Show every line of the records below that contains the word "this".

Data shown:
◇ ◇ ◇ ◇ ◇ ◇ ◇

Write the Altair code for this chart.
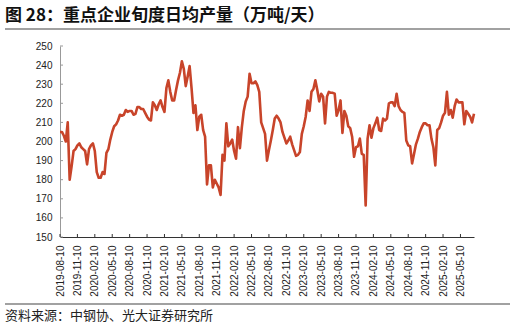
import altair as alt
import pandas as pd

TITLE = "图 28：重点企业旬度日均产量（万吨/天）"
SOURCE = "资料来源：中钢协、光大证券研究所"

TICK_LABELS = [
    "2019-08-10", "2019-11-10", "2020-02-10", "2020-05-10", "2020-08-10",
    "2020-11-10", "2021-02-10", "2021-05-10", "2021-08-10", "2021-11-10",
    "2022-02-10", "2022-05-10", "2022-08-10", "2022-11-10", "2023-02-10",
    "2023-05-10", "2023-08-10", "2023-11-10", "2024-02-10", "2024-05-10",
    "2024-08-10", "2024-11-10", "2025-02-10", "2025-05-10",
]
Y_TICKS = [150, 160, 170, 180, 190, 200, 210, 220, 230, 240, 250]

# dekadal daily output (10k t/day), one value per 旬 starting 2019-08-10
VALUES = [
    205, 205, 203, 200, 210, 180, 187, 195, 196, 198,
    199, 197, 196, 195, 188, 196, 198, 199, 195, 184,
    181, 181, 184, 183, 194, 196, 201, 205, 208, 209,
    211, 214, 213.5, 214, 216.5, 215.5, 216, 216, 214, 214.5,
    218, 218, 217, 217, 215, 213, 211.5, 211, 220.5, 219,
    216.5, 219.5, 221.5, 218, 215.5, 228, 232, 226, 221.5, 221.5,
    227, 232, 236, 242, 238, 229, 234, 239.5, 228, 215,
    219, 206, 213, 214, 206, 202.5, 177.5, 187.5, 187.5, 176,
    180, 178, 176, 172, 193, 190, 209.5, 197.5, 199, 201,
    195, 191, 207.5, 196.5, 207.5, 216, 221, 223.5, 235.5, 230.5,
    230.5, 231.5, 229.5, 226, 210, 207, 204, 190, 195.5, 200.5,
    206, 212, 213.5, 212, 210, 205, 202, 199, 200.5, 202.5,
    198.5, 195.5, 192.5, 193, 194.5, 204, 208, 213, 221.5, 216,
    226, 227.5, 232, 227, 221, 225, 223.5, 209.5, 223.5, 226,
    225.5, 225.5, 225, 213.5, 216.5, 221.5, 204.5, 216, 213.5, 208,
    207, 202.5, 192, 197, 197.5, 201.5, 193.5, 193, 166.5, 201.5,
    208.5, 202, 207, 209.5, 212.5, 206, 205.5, 212, 211, 212,
    220, 220.5, 220.5, 218.5, 225, 218.5, 216.5, 215.5, 215, 200.5,
    198, 197.5, 188.5, 193.5, 198.5, 201.5, 205, 207.5, 209.5, 209.5,
    208.5, 208.5, 201.5, 197, 187.5, 206, 207, 210, 213.5, 215,
    226, 214, 216.5, 212.5, 218.5, 222, 220.5, 220.5, 220.5, 209,
    216, 214.5, 213, 210, 214.5,
]

W, H = 414, 191
STEP = 9  # one quarter = 9 dekads

df = pd.DataFrame({"i": list(range(len(VALUES))), "v": VALUES})
xt_df = pd.DataFrame({"i": [k * STEP for k in range(len(TICK_LABELS))]})
yt_df = pd.DataFrame({"v": Y_TICKS})
one = pd.DataFrame({"k": [0]})

xscale = alt.Scale(domain=[0, len(VALUES) - 1], nice=False, zero=False)
yscale = alt.Scale(domain=[150, 250], nice=False, zero=False)

label_expr = "[" + ",".join(f"'{s}'" for s in TICK_LABELS) + f"][round(datum.value/{STEP})]"

XAXIS = alt.Axis(
    values=xt_df["i"].tolist(), labelExpr=label_expr, labelAngle=-90,
    labelFontSize=10, labelFont="Liberation Sans", labelColor="#222",
    labelPadding=8, labelOverlap=False, tickSize=0, grid=False,
    domainColor="#333", domainWidth=1, title=None,
)
YAXIS = alt.Axis(
    values=Y_TICKS, labelFontSize=10, labelFont="Liberation Sans",
    labelColor="#222", labelPadding=8, tickSize=0, grid=False,
    domainColor="#999", domainWidth=1, title=None,
)

line = alt.Chart(df).mark_line(
    color="#C8442A", strokeWidth=2.6, strokeJoin="round"
).encode(
    x=alt.X("i:Q", scale=xscale, axis=XAXIS),
    y=alt.Y("v:Q", scale=yscale, axis=YAXIS),
)

yticks = alt.Chart(yt_df).mark_rule(color="#999", strokeWidth=1).encode(
    y=alt.Y("v:Q", scale=yscale, axis=YAXIS),
    x=alt.value(0), x2=alt.value(3),
)
xticks = alt.Chart(xt_df).mark_rule(color="#333", strokeWidth=1).encode(
    x=alt.X("i:Q", scale=xscale, axis=XAXIS),
    y=alt.value(H), y2=alt.value(H - 3),
)

# thin separator bars under the title and above the source line
top_bar = alt.Chart(one).mark_rect(color="#444").encode(
    x=alt.value(-55), x2=alt.value(450), y=alt.value(-17.6), y2=alt.value(-16.4)
)
bottom_bar = alt.Chart(one).mark_rect(color="#444").encode(
    x=alt.value(-55), x2=alt.value(450), y=alt.value(257.4), y2=alt.value(258.6)
)

title_txt = alt.Chart(one).mark_text(
    align="left", baseline="alphabetic", fontSize=17,
    font="Noto Sans CJK SC", fontWeight="bold", color="#111",
).encode(x=alt.value(-55), y=alt.value(-25), text=alt.value(TITLE))

source_txt = alt.Chart(one).mark_text(
    align="left", baseline="alphabetic", fontSize=13,
    font="Noto Sans CJK SC", color="#222",
).encode(x=alt.value(-55), y=alt.value(83 + H), text=alt.value(SOURCE))

chart = alt.layer(
    line, yticks, xticks, top_bar, bottom_bar, title_txt, source_txt
).properties(
    width=W, height=H,
    background="white",
    padding={"left": 60, "top": 46, "right": 41, "bottom": 88},
    autosize=alt.AutoSizeParams(type="none"),
).configure_view(stroke="transparent")

chart.save("out.html", embed_options={"renderer": "svg", "actions": False})
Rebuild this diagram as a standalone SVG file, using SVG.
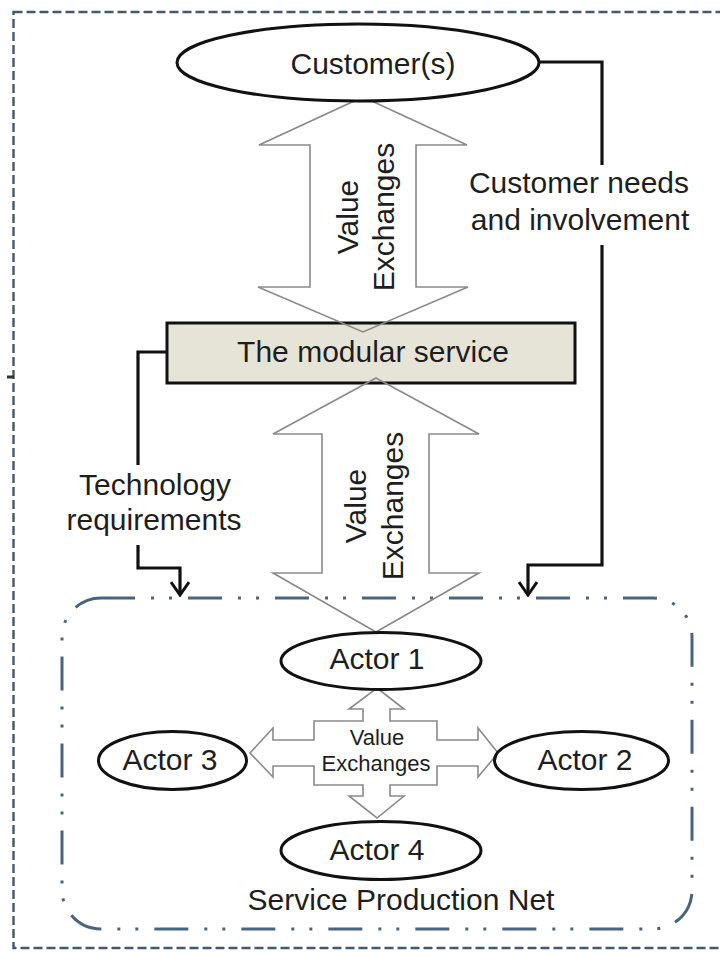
<svg xmlns="http://www.w3.org/2000/svg" width="720" height="953" viewBox="0 0 720 953">
<defs>
<style>
.t{font-family:"Liberation Sans",Arial,sans-serif;font-size:30px;fill:#1e1e1e;text-anchor:middle}
.ts{font-size:22px}
.node{fill:#fff;stroke:#111;stroke-width:3}
.box{fill:#e6e4d7;stroke:#111;stroke-width:3}
.conn{fill:none;stroke:#111;stroke-width:3.2}
.big{fill:none;stroke:#8a8a8a;stroke-width:1.6;stroke-linejoin:miter}
.cross{fill:#fff;stroke:#8a8a8a;stroke-width:1.6}
.outer{fill:none;stroke:#43596f;stroke-width:2.4;stroke-dasharray:9 4}
.net{fill:none;stroke:#4a6480;stroke-width:3;stroke-dasharray:34 16 3 15 3 16}
</style>
<marker id="chev" viewBox="0 0 16 20" refX="14" refY="10" markerWidth="16" markerHeight="20" markerUnits="userSpaceOnUse" orient="auto">
<path d="M1,1 L14,10 L1,19" fill="none" stroke="#111" stroke-width="3"/>
</marker>
</defs>
<rect width="720" height="953" fill="#fff"/>
<rect class="outer" x="13.5" y="12" width="710" height="936"/>
<line x1="7" y1="377" x2="14" y2="377" stroke="#333" stroke-width="3"/>
<g id="service-production-net">
<rect class="net" x="62" y="598" width="630" height="331" rx="39" ry="39"/>
<text class="t" x="401" y="910">Service Production Net</text>
</g>
<g id="modular-service">
<rect class="box" x="167" y="323" width="408" height="60"/>
<text class="t" x="373" y="362">The modular service</text>
</g>
<g id="connectors">
<path class="big" d="M363,97 L467,145 L416,145 L416,287 L468,287 L363,332 L258,287 L310,287 L310,145 L259,145 Z"/>
<text class="t" transform="translate(358,217) rotate(-90)">Value</text>
<text class="t" transform="translate(394,217) rotate(-90)">Exchanges</text>
<path class="big" d="M376,378 L479,434 L429,434 L429,573 L479,573 L376,632 L273,573 L322,573 L322,434 L273,434 Z"/>
<text class="t" transform="translate(366,506) rotate(-90)">Value</text>
<text class="t" transform="translate(403,506) rotate(-90)">Exchanges</text>
<path class="cross" d="M377,688 L404,709 L390,709 L390,721 L437,721 L437,740 L478,740 L478,728 L498,753 L478,777 L478,766 L437,766 L437,785 L390,785 L390,796 L404,796 L377,818 L349,796 L363,796 L363,785 L314,785 L314,766 L273,766 L273,777 L250,753 L273,728 L273,740 L314,740 L314,721 L363,721 L363,709 L349,709 Z"/>
<text class="t ts" x="377" y="745">Value</text>
<text class="t ts" x="376" y="771">Exchanges</text>
<path class="conn" d="M539,62 H602 V165"/>
<path class="conn" d="M602,245 V565 H528 V595" marker-end="url(#chev)"/>
<text class="t" x="579" y="193">Customer needs</text>
<text class="t" x="580" y="230">and involvement</text>
<path class="conn" d="M166,352 H138 V465"/>
<path class="conn" d="M138,545 V568 H180 V595" marker-end="url(#chev)"/>
<text class="t" x="155" y="495">Technology</text>
<text class="t" x="154" y="530">requirements</text>
</g>
<g id="customers">
<ellipse class="node" cx="358" cy="62.5" rx="181" ry="38.5"/>
<text class="t" x="373" y="74">Customer(s)</text>
</g>
<g id="actor1">
<ellipse class="node" cx="381" cy="661" rx="100" ry="28.5"/>
<text class="t" x="377" y="669">Actor 1</text>
</g>
<g id="actor2">
<ellipse class="node" cx="581.5" cy="760.5" rx="87" ry="29"/>
<text class="t" x="585" y="770">Actor 2</text>
</g>
<g id="actor3">
<ellipse class="node" cx="172.5" cy="760.5" rx="74" ry="29"/>
<text class="t" x="170" y="770">Actor 3</text>
</g>
<g id="actor4">
<ellipse class="node" cx="381" cy="850.5" rx="100" ry="29"/>
<text class="t" x="377" y="860">Actor 4</text>
</g>
</svg>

◇ ◇ ◇ ◇ ◇ ◇ ◇

Result of the exercise:
Write the Altair code for this chart.
Rebuild this diagram as a standalone SVG file, using SVG.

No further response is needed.